Info on deciding to raise your house after Hurricane Sandy

Recent public forums have helped answer questions about repairing and rebuilding after Superstorm Sandy.

The question-and-answer sessions typically feature local residents, Federal Emergency Management Agency (FEMA) representatives and representatives of the local insurance and real estate industries.

Even the panelists usually acknowledged a fair amount of uncertainty about the full ramifications of the unprecedented level of damage for the region and the process for rebuilding and recovering costs.

Here’s our best shot at summarizing the considerations for property owners as they rebuild after the Oct. 29 storm. But because of the considerable amount of confusion surrounding the whole process, feel free to share information, questions and observations in the comments section of this story.

Find the elevation of your home.
Find the elevation required for your home under the new FEMA flood map. Search for your Advisory Base Flood Elevation by address.
See how your advisory elevation compares to Hurricane Sandy flood levels. Make sure the flood elevation on your certificate uses the same NAVD 1988 scale as the ABFE maps (or see how the scales compare).
What if your home remains below the required elevation? One thing appears certain: Your flood insurance premium will increase (because federal taxpayers will no longer subsidize the flood insurance program).
The following are projected National Flood Insurance Program (NFIP) annual flood insurance premiums for V Zone properties with $250,000 residential building coverage:

Lowest Floor Elevation
No Contents Contents
3 Feet Above $2,403 $2,923
2 Feet Above $3,278 $4,048
1 Feet Above $4,728 $5,918
At BFE $6,803 $8,603
1 Foot Below $9,003 $11,583
2 Feet Below $12,074 $15,764
3 Feet Below $15,524 $20,474
4 Feet Below $17,334 $23,304
6 Feet Below $23,449 $32,019
The following are projected annual flood insurance premiums for A Zone properties with $250,000 residential building coverage:

Lowest Floor Elevation
3 Feet Above $376 $561
2 Feet Above $448 $633
1 Feet Above $660 $845
At BFE $1,359 $1,724
1 Foot Below $4,527 $5,255
2 Feet Below $5,924 $8,308
3 Feet Below $7,204 $10,554
4 Feet Below $9,551 $14,370
6 Feet Below $18,830 $28,535
Consider the resale value of homes that remain below base flood elevation. Buyers would potentially assume dramatically higher flood insurance premiums or the cost of elevating homes.
What resources are available to elevate homes? Flood insurance policy holders should be able to take advantage of “Increased Cost of Compliance” (ICC) funding that can pay up to $30,000 to elevate homes. In a much longer process, property owners also can apply for hazard mitigation grants. Interested owners must contact the city’s Emergency Management Department, which will submit a letter to the county by Feb. 8 (the city currently has a list of about 100 owners). The county will apply to the state, which will apply to the federal government.

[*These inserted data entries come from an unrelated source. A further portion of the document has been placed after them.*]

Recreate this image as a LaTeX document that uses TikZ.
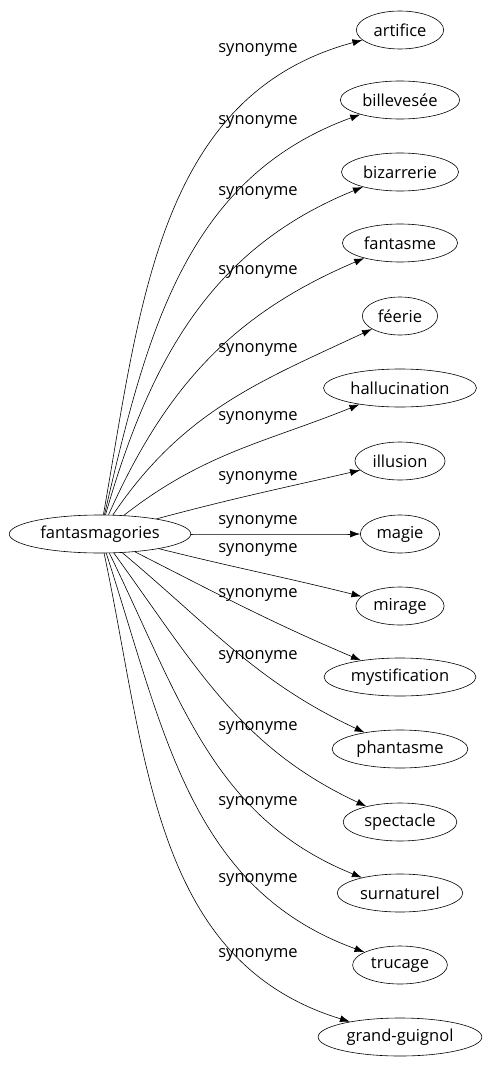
\documentclass[tikz,border=0pt]{standalone}
\usepackage{fontspec}
\setmainfont{Open Sans}
\usetikzlibrary{shapes.geometric,arrows.meta}
\begin{document}
\begin{tikzpicture}[x=1pt,y=-1pt,
    word/.style={draw,ellipse,line width=0.6pt,inner xsep=4.5pt,inner ysep=0pt,minimum height=38pt,font=\fontsize{16.5}{18}\selectfont},
    rel/.style={font=\fontsize{16.5}{18}\selectfont},
    link/.style={line width=0.6pt,-{Latex[length=10pt,width=7pt]}}]
    \useasboundingbox (0,0) rectangle (496,1067);
    % Source
    \node[word] (fan) at (100,534) {fantasmagories};
    % Synonyms
    \foreach \name/\txt/\y in {artifice/artifice/30, billevesee/billevesée/100,
        bizarrerie/bizarrerie/172, fantasme/fantasme/243, feerie/féerie/316,
        hallucination/hallucination/388, illusion/illusion/461, magie/magie/534,
        mirage/mirage/606, mystification/mystification/677, phantasme/phantasme/749,
        spectacle/spectacle/822, surnaturel/surnaturel/893, trucage/trucage/965,
        grandguignol/grand-guignol/1037}
        \node[word] (\name) at (400,\y) {\txt};
    % Edges
    \foreach \name/\o/\i/\ly in {artifice/80/195/50, billevesee/77/200/122,
        bizarrerie/74/202/193, fantasme/66/203/272, feerie/56/205/350,
        hallucination/38/202/418, illusion/15/193/478, magie/0/180/522,
        mirage/-14/166/550, mystification/-27/157/595, phantasme/-40/155/657,
        spectacle/-54/155/728, surnaturel/-64/158/803, trucage/-72/160/880,
        grandguignol/-78/163/955}
    {
        \draw[link] (fan) to[out=\o,in=\i] (\name);
        \node[rel] (lab-\name) at (258,\ly) {synonyme};
    }
\end{tikzpicture}
\end{document}
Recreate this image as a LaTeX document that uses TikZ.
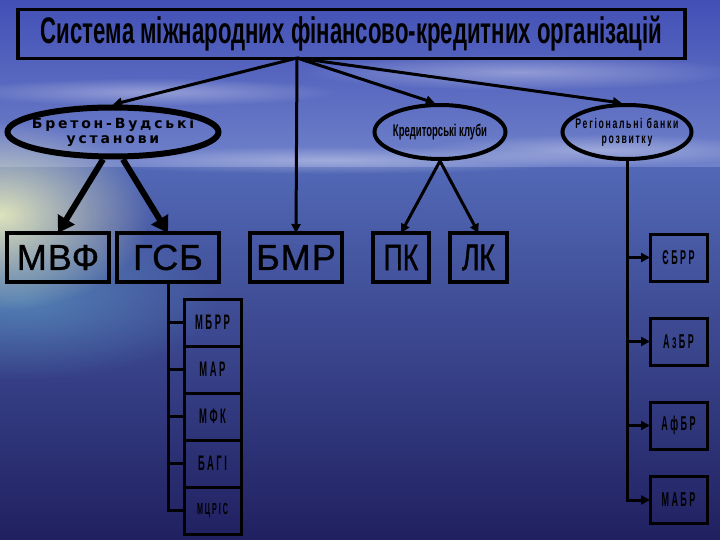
\documentclass[tikz,border=0pt]{standalone}
\usepackage{fontspec}
\setmainfont{Liberation Sans}
\newfontfamily\titlefont[FakeStretch=0.6]{Liberation Sans Bold}
\newfontfamily\spacedfont[LetterSpace=20]{DejaVu Sans Bold}
\newfontfamily\boxfont[LetterSpace=3,FakeBold=1]{Liberation Sans}
\newfontfamily\narrowfont[FakeStretch=0.72,FakeBold=1]{Liberation Sans}
\newfontfamily\condfont[FakeStretch=0.56]{Liberation Sans Bold}
\newfontfamily\regfont[FakeStretch=0.62,LetterSpace=12]{Liberation Sans Bold}
\newfontfamily\condspacedfont[FakeStretch=0.45,LetterSpace=12]{Liberation Sans Bold}
\usetikzlibrary{positioning,arrows.meta,fadings,shapes.geometric}
\tikzfading[name=softedge,inner color=transparent!0,outer color=transparent!100]
\definecolor{skytop}{RGB}{66,80,182}
\definecolor{skylow}{RGB}{112,130,202}
\definecolor{seatop}{RGB}{82,104,182}
\definecolor{seamid}{RGB}{52,68,158}
\definecolor{seabot}{RGB}{32,32,96}
\definecolor{glow}{RGB}{238,242,190}
\definecolor{shallow}{RGB}{95,160,200}
\tikzset{
	orgbox/.style={draw=black,line width=3.5pt,inner sep=0pt,outer sep=0pt,minimum height=49pt},
	subbox/.style={draw=black,line width=3pt,inner sep=0pt,outer sep=0pt,minimum width=57pt,minimum height=47pt,font=\condspacedfont\fontsize{21}{21}\selectfont},
	regbox/.style={subbox,font=\condspacedfont\fontsize{20}{20}\selectfont},
	club/.style={ellipse,draw=black,line width=4pt,inner ysep=0pt,align=center},
	link/.style={line width=3pt,-{Triangle[length=9pt,width=9pt]}},
	biglink/.style={line width=6pt,-{Triangle[length=16pt,width=19pt]}},
	cloud/.style={white,opacity=0.35,path fading=softedge}
}
\begin{document}
\begin{tikzpicture}[x=1pt,y=-1pt]
		\useasboundingbox (0,0) rectangle (720,540);
		\fill[top color=skytop,bottom color=skylow] (0,0) rectangle (720,168);
		\fill[top color=seatop,middle color=seamid,bottom color=seabot] (0,168) rectangle (720,540);
		\fill[cloud] (520,72) ellipse [x radius=220pt,y radius=18pt];
		\fill[cloud] (150,92) ellipse [x radius=190pt,y radius=14pt];
		\fill[cloud] (600,150) ellipse [x radius=180pt,y radius=16pt];
		\fill[cloud] (330,160) ellipse [x radius=260pt,y radius=14pt];
		\fill[shallow,opacity=0.6,path fading=softedge] (20,300) ellipse [x radius=200pt,y radius=80pt];
		\fill[glow,opacity=0.9,path fading=softedge] (0,215) ellipse [x radius=150pt,y radius=95pt];
		\node[orgbox,minimum width=667pt,font=\titlefont\fontsize{37}{37}\selectfont] (title) at (351.5,34) {Система міжнародних фінансово-кредитних організацій};
		\coordinate (hub) at (297,58);
		\node[club,line width=6pt,inner xsep=-18pt,minimum width=211pt,minimum height=49pt,font=\spacedfont\fontsize{14}{15}\selectfont] (bw) at (113,132) {Бретон-Вудські\\установи};
		\node[club,inner xsep=-6pt,minimum width=131pt,minimum height=54pt,font=\condfont\fontsize{17}{17}\selectfont] (kk) at (440,132) {Кредиторські клуби};
		\node[club,inner xsep=-12pt,minimum width=129pt,minimum height=54pt,font=\regfont\fontsize{14}{15}\selectfont] (rb) at (627,132) {Регіональні банки\\розвитку};
		\node[orgbox,minimum width=102pt,font=\boxfont\fontsize{36}{36}\selectfont] (mvf) at (58,257.5) {МВФ};
		\node[orgbox,minimum width=102pt,font=\boxfont\fontsize{36}{36}\selectfont] (gsb) at (168,257.5) {ГСБ};
		\node[orgbox,minimum width=92pt,font=\boxfont\fontsize{36}{36}\selectfont] (bmr) at (296,257.5) {БМР};
		\node[orgbox,minimum width=56pt,font=\narrowfont\fontsize{37}{37}\selectfont] (pk) at (401,257.5) {ПК};
		\node[orgbox,minimum width=57pt,font=\narrowfont\fontsize{37}{37}\selectfont] (lk) at (478.5,257.5) {ЛК};
		\node[subbox] (mbrr) at (212.5,322.5) {МБРР};
		\node[subbox,below=0pt of mbrr] (mar) {МАР};
		\node[subbox,below=0pt of mar] (mfk) {МФК};
		\node[subbox,below=0pt of mfk] (bagi) {БАГІ};
		\node[subbox,below=0pt of bagi,font=\condspacedfont\fontsize{16}{16}\selectfont] (mcris) {МЦРІС};
		\node[regbox] (ebrr) at (678.5,257.5) {ЄБРР};
		\node[regbox] (azbr) at (678.5,341.5) {АзБР};
		\node[regbox] (afbr) at (678.5,425.5) {АфБР};
		\node[regbox] (mabr) at (678.5,500) {МАБР};
		\draw[link] (hub) -- (bw.north);
		\draw[link] (hub) -- (bmr.north);
		\draw[link] (hub) -- (kk.100);
		\draw[link] (hub) -- (rb.100);
		\draw[biglink] (bw.250) -- (mvf.north);
		\draw[biglink] (bw.290) -- (gsb.north);
		\draw[link] (kk.south) -- (pk.north);
		\draw[link] (kk.south) -- (lk.north);
		\draw[line width=3pt] (gsb.south) |- (mcris.west);
		\draw[line width=3pt] (gsb.south |- mbrr.west) -- (mbrr.west);
		\draw[line width=3pt] (gsb.south |- mar.west) -- (mar.west);
		\draw[line width=3pt] (gsb.south |- mfk.west) -- (mfk.west);
		\draw[line width=3pt] (gsb.south |- bagi.west) -- (bagi.west);
		\draw[link] (rb.south) |- (mabr.west);
		\draw[link] (rb.south |- ebrr.west) -- (ebrr.west);
		\draw[link] (rb.south |- azbr.west) -- (azbr.west);
		\draw[link] (rb.south |- afbr.west) -- (afbr.west);
	\end{tikzpicture}
\end{document}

Also: Low-interest loans (1.68 percent) of up to $200,000 (for homeowners) and $2 million (for businesses) are available through the Small Business Administration.
Will the Advisory Base Flood Elevation maps change? According to Gov. Chris Christie’s executive order on Thursday (Jan. 24), the advisory maps are adopted and nobody is “grandfathered” for the purposes of flood insurance or building codes. The final maps are expected to be complete by late summer and will likely include lower elevations and smaller “V Zones” as mitigating factors are taken into consideration. An appeals process will also be in effect when the final maps are released. Challenges from shore municipalities and from lawsuits are likely in the works.